Current Indiana law does not permit a criminal defendant to select for him or herself how they wish to secure their bond, be it full cash, real estate, or bail bond.  A judge from Hendricks County, who later testified before the commission, said he believed that the method by which the bail is secured should be set at the discretion of the judge and not the defendant. This is analogous to a car salesman setting the price on a vehicle and then proceeding to tell the buyer how he or she is going to pay for it, be it lease, full cash, or bank loan. That level of power is an overreach.

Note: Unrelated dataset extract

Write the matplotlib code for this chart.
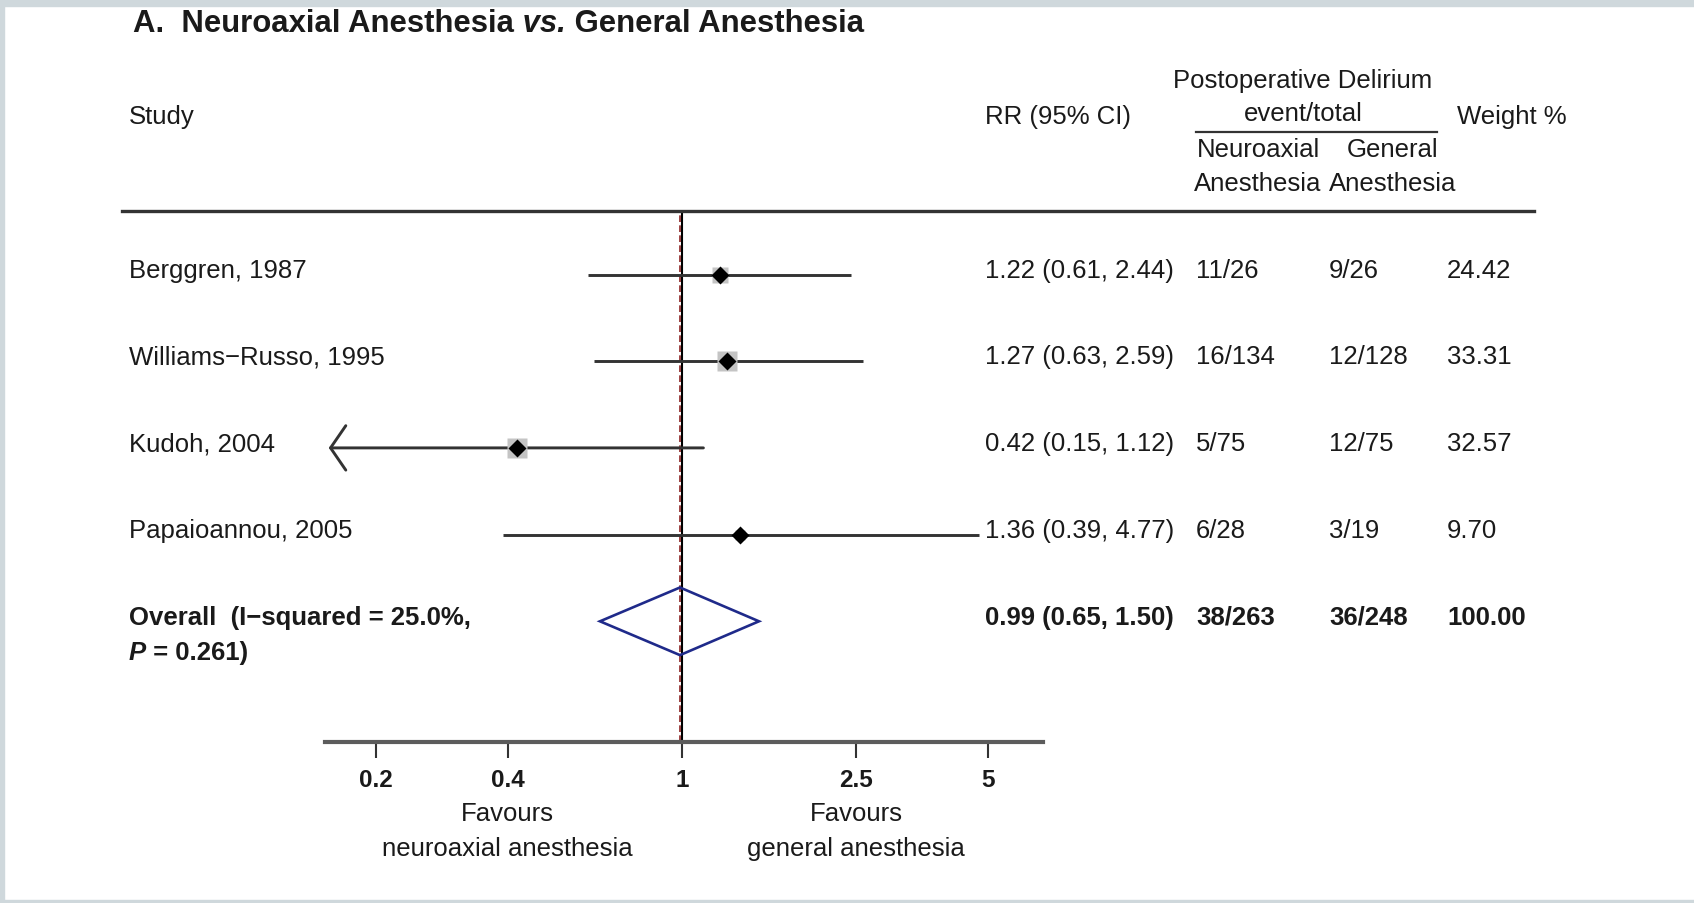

The judge went on to claim that deposit bail works. Nobody fails to appear in his court.  He does not require a  bail bonds, instead he sets a ten-percent cash deposit or releases defendants on their own recognizance.  Amazingly, he immediately contradicted himself by explaining that when local bail agents had pointed out that he was indeed entering “failure to appear” on the record, he changed his procedure and reclassified these no-shows as “failure to perform”.  He said some defendants had an acceptable excuse and should not be unfairly punished.  I sat there wondering how he knows the excuse before he hears it from the defendant.  He made it very clear his concern was for the defendant – he never mentioned public safety or the victims of these criminals.  This judge’s inference was that he doesn’t place the burden of obtaining a bail bond on these poor, unfortunate criminal offenders. 

During my testimony I mentioned, Marion County (Indianapolis) was generating 1250 “failure to appear” warrants each month, adding up to 15,000 a year.  Some counties, who claim a bail bond is always an option, take evasive action anytime a bail agent attempts to post a bond. This stance only differs from the Hendricks County judge in method, using another type of avoidance to wipe out bail bonds.

Looking back on the hearing, the testimony from the bail profession did an effective job of painting a picture, for the bi-partisan commission. The current bail system is broken.  Deposit bail was exposed for what it is: a blatant effort to generate revenue for the counties at the expense of public safety, the assurance that defendants appear for court, and the adjudication of criminal cases.    

It has been proven time and again that bail bonds are the most effective form of pretrial release.  Our job is to provide enough data to the Indiana Legislature’s Commission on Courts to where they can make the logical, fact based determination; a criminal justice system that employs a greater use of bail bonds is a more effective system.